Is closing line value the same as winning a bet?
No. CLV measures whether you got a better price than the market's closing line, not whether the bet won. A bet can lose and still have positive CLV, and a bet can win with poor CLV. That separation is the point. Results are noisy in the short run, while beating the close is a cleaner read on whether your decisions are sound over a large sample.
Why is the closing line considered the most accurate price?
By the time a market closes, it has absorbed nearly all available information, including sharp money, news, and serious opinion. Soft prices get corrected. The closing number is the market's best collective estimate of the true probability, which is exactly why consistently beating it signals that you are finding value before the rest of the market does.

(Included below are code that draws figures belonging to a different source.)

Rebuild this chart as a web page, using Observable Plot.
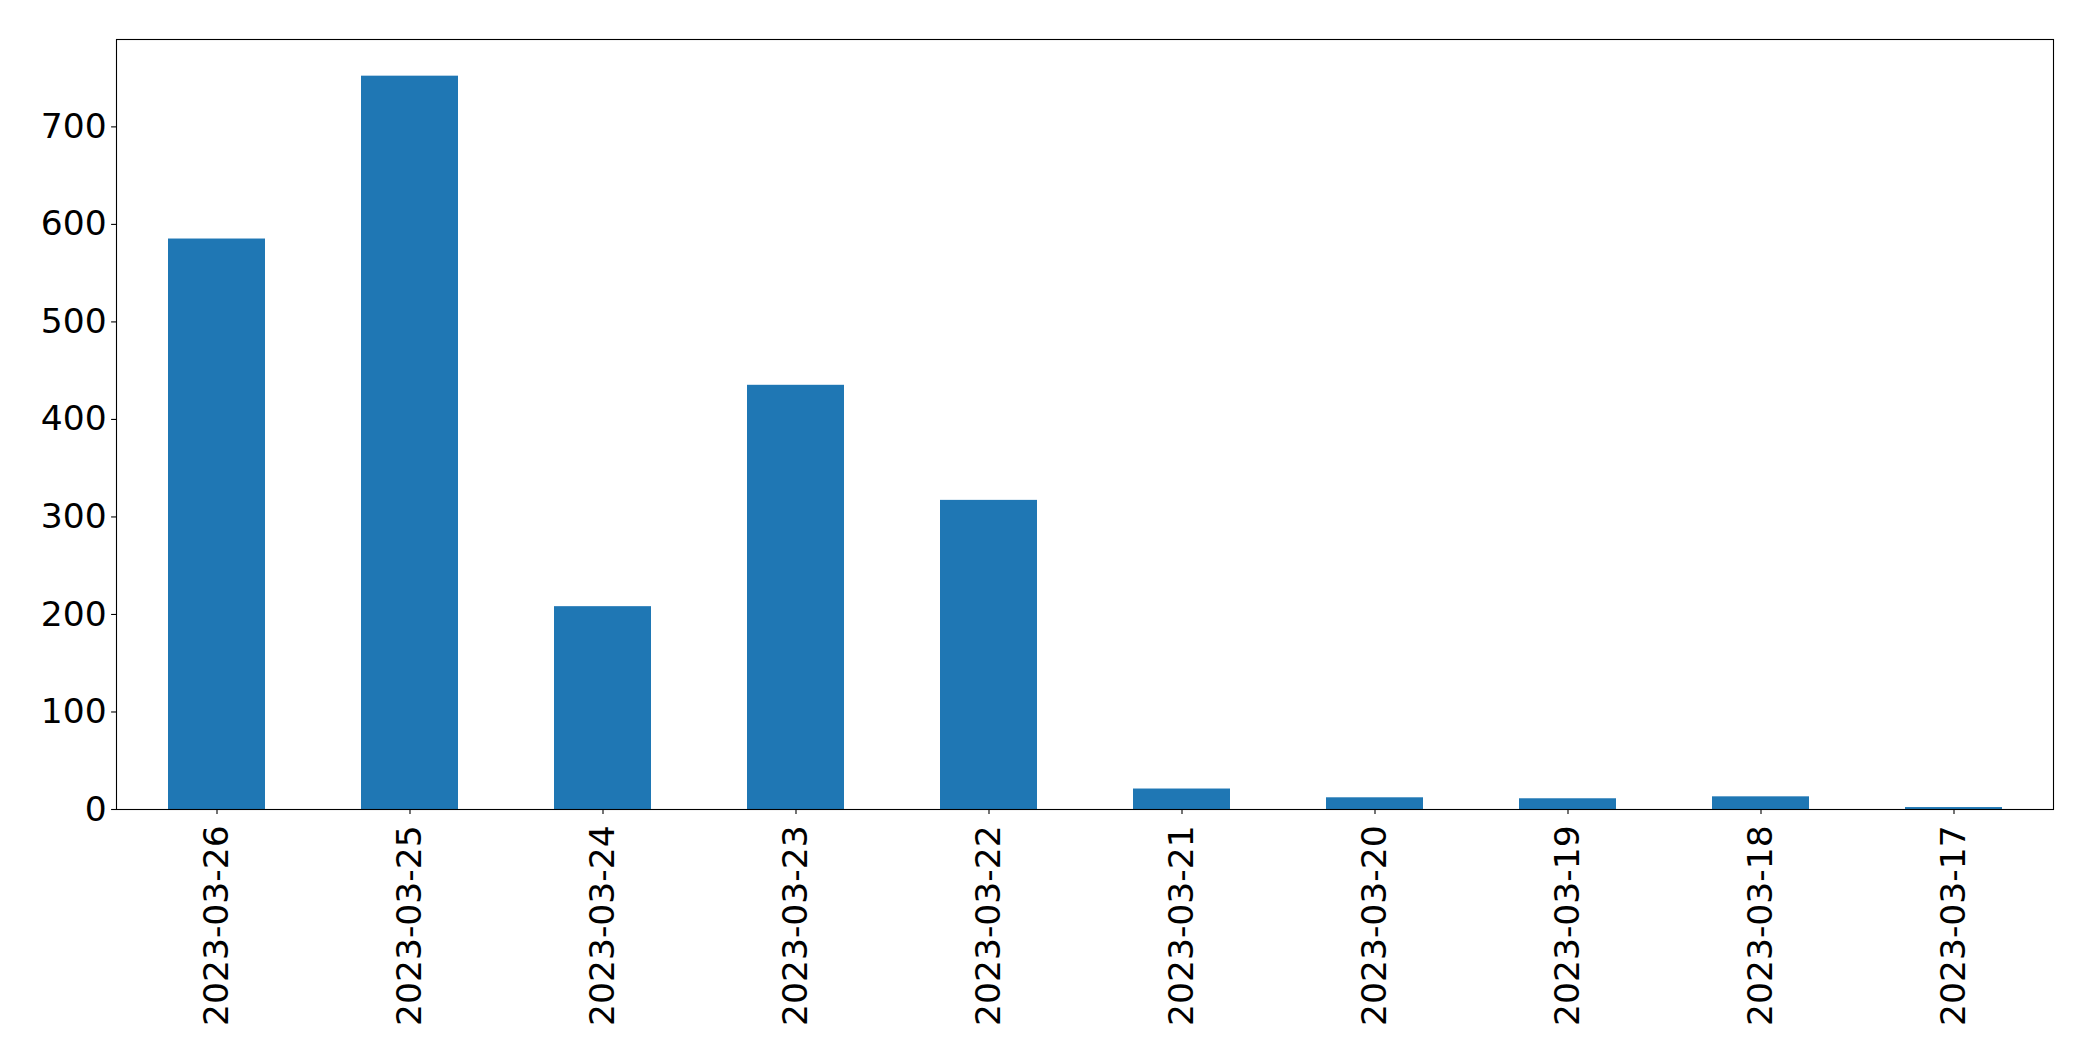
<!DOCTYPE html>
<html>
<head>
<meta charset="utf-8">
<script src="https://cdn.jsdelivr.net/npm/d3@7"></script>
<script src="https://cdn.jsdelivr.net/npm/@observablehq/plot@0.6"></script>
<style>
  html, body { margin: 0; padding: 0; background: #fff; }
  #chart svg { display: block; }
</style>
</head>
<body>
<div id="chart"></div>
<script>
const dates = ["2023-03-26", "2023-03-25", "2023-03-24", "2023-03-23", "2023-03-22",
               "2023-03-21", "2023-03-20", "2023-03-19", "2023-03-18", "2023-03-17"];
const counts = [585, 752, 208, 435, 317, 21, 12, 11, 13, 2];
const yTicks = [0, 100, 200, 300, 400, 500, 600, 700];

const data = dates.map((d, i) => ({date: d, count: counts[i]}));
const yMax = d3.max(counts) * 1.05;

const chart = Plot.plot({
  width: 2093,
  height: 1061,
  marginLeft: 116,
  marginRight: 40,
  marginTop: 39,
  marginBottom: 252,
  style: {fontFamily: "DejaVu Sans", fontSize: "34.5px", color: "#000", background: "#fff"},
  x: {type: "band", domain: dates, paddingInner: 0.5, paddingOuter: 0.25, label: null},
  y: {domain: [0, yMax], label: null},
  marks: [
    Plot.barY(data, {x: "date", y: "count", fill: "#1f77b4"}),
    Plot.frame({stroke: "#000", strokeWidth: 1.1}),
    Plot.axisY({ticks: yTicks, tickSize: 4.9, tickPadding: 4.9, strokeWidth: 1.1, fontSize: 34.5, label: null}),
    Plot.axisX({tickSize: 4.9, tickPadding: 11, strokeWidth: 1.1, fontSize: 34.5, tickRotate: -90, label: null})
  ]
});
document.getElementById("chart").appendChild(chart);
</script>
</body>
</html>
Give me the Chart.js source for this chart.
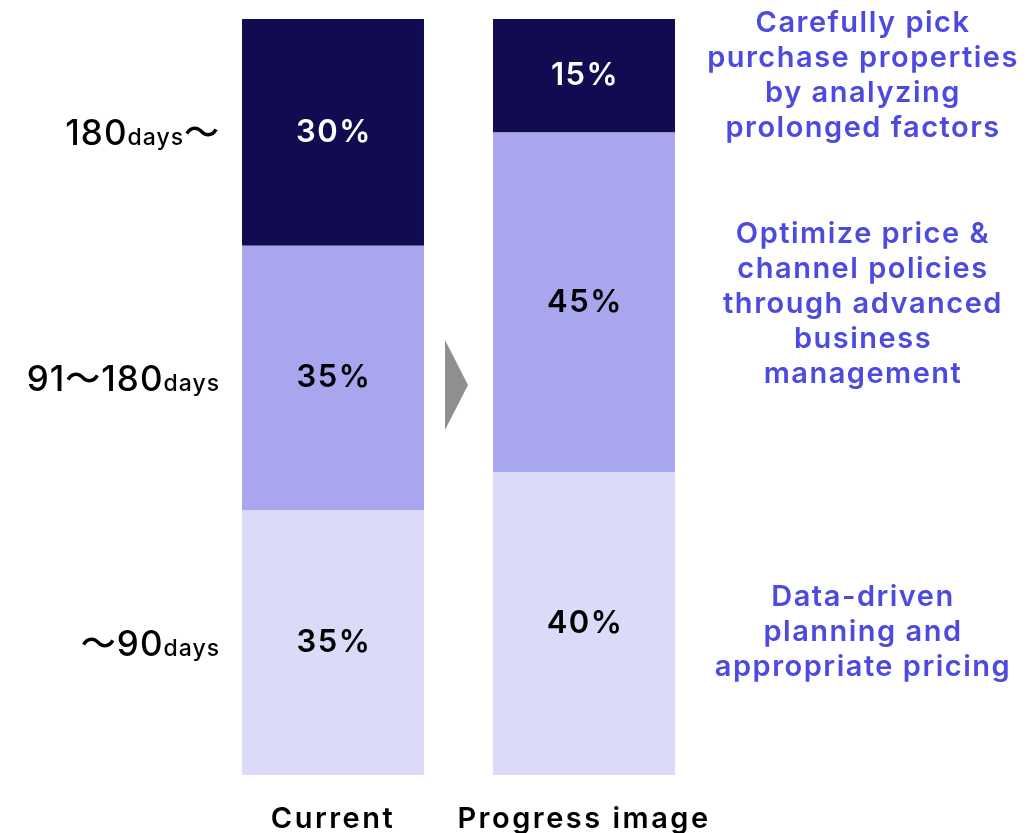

How do I calculate my CLV?
Compare the implied probability of your price to the implied probability of the closing price. For example, +150 implies about 40 percent and +120 implies about 45.5 percent, so betting at +150 and seeing it close at +120 is positive CLV of roughly 5.5 percentage points. On prediction markets, compare your entry price in cents to the closing price.
Does positive CLV mean I will make money?
No. CLV is a measurement tool, not a promise of profit. It does not account for the vig, it can be distorted in low-liquidity markets, and any single bet can lose regardless of how good the price was. It is a strong long-term signal of process quality, but it is one instrument on the dashboard, not a sure thing.
Does CLV apply to prediction markets like Kalshi and Polymarket?
Yes. The logic is identical. If you buy a contract at 40 cents and it closes trading at 48 cents, the market repriced toward your side, and that move is your closing line value expressed in price. Sports betting and prediction markets are the same exercise: you time a probability, then check whether the market agreed with you by the close.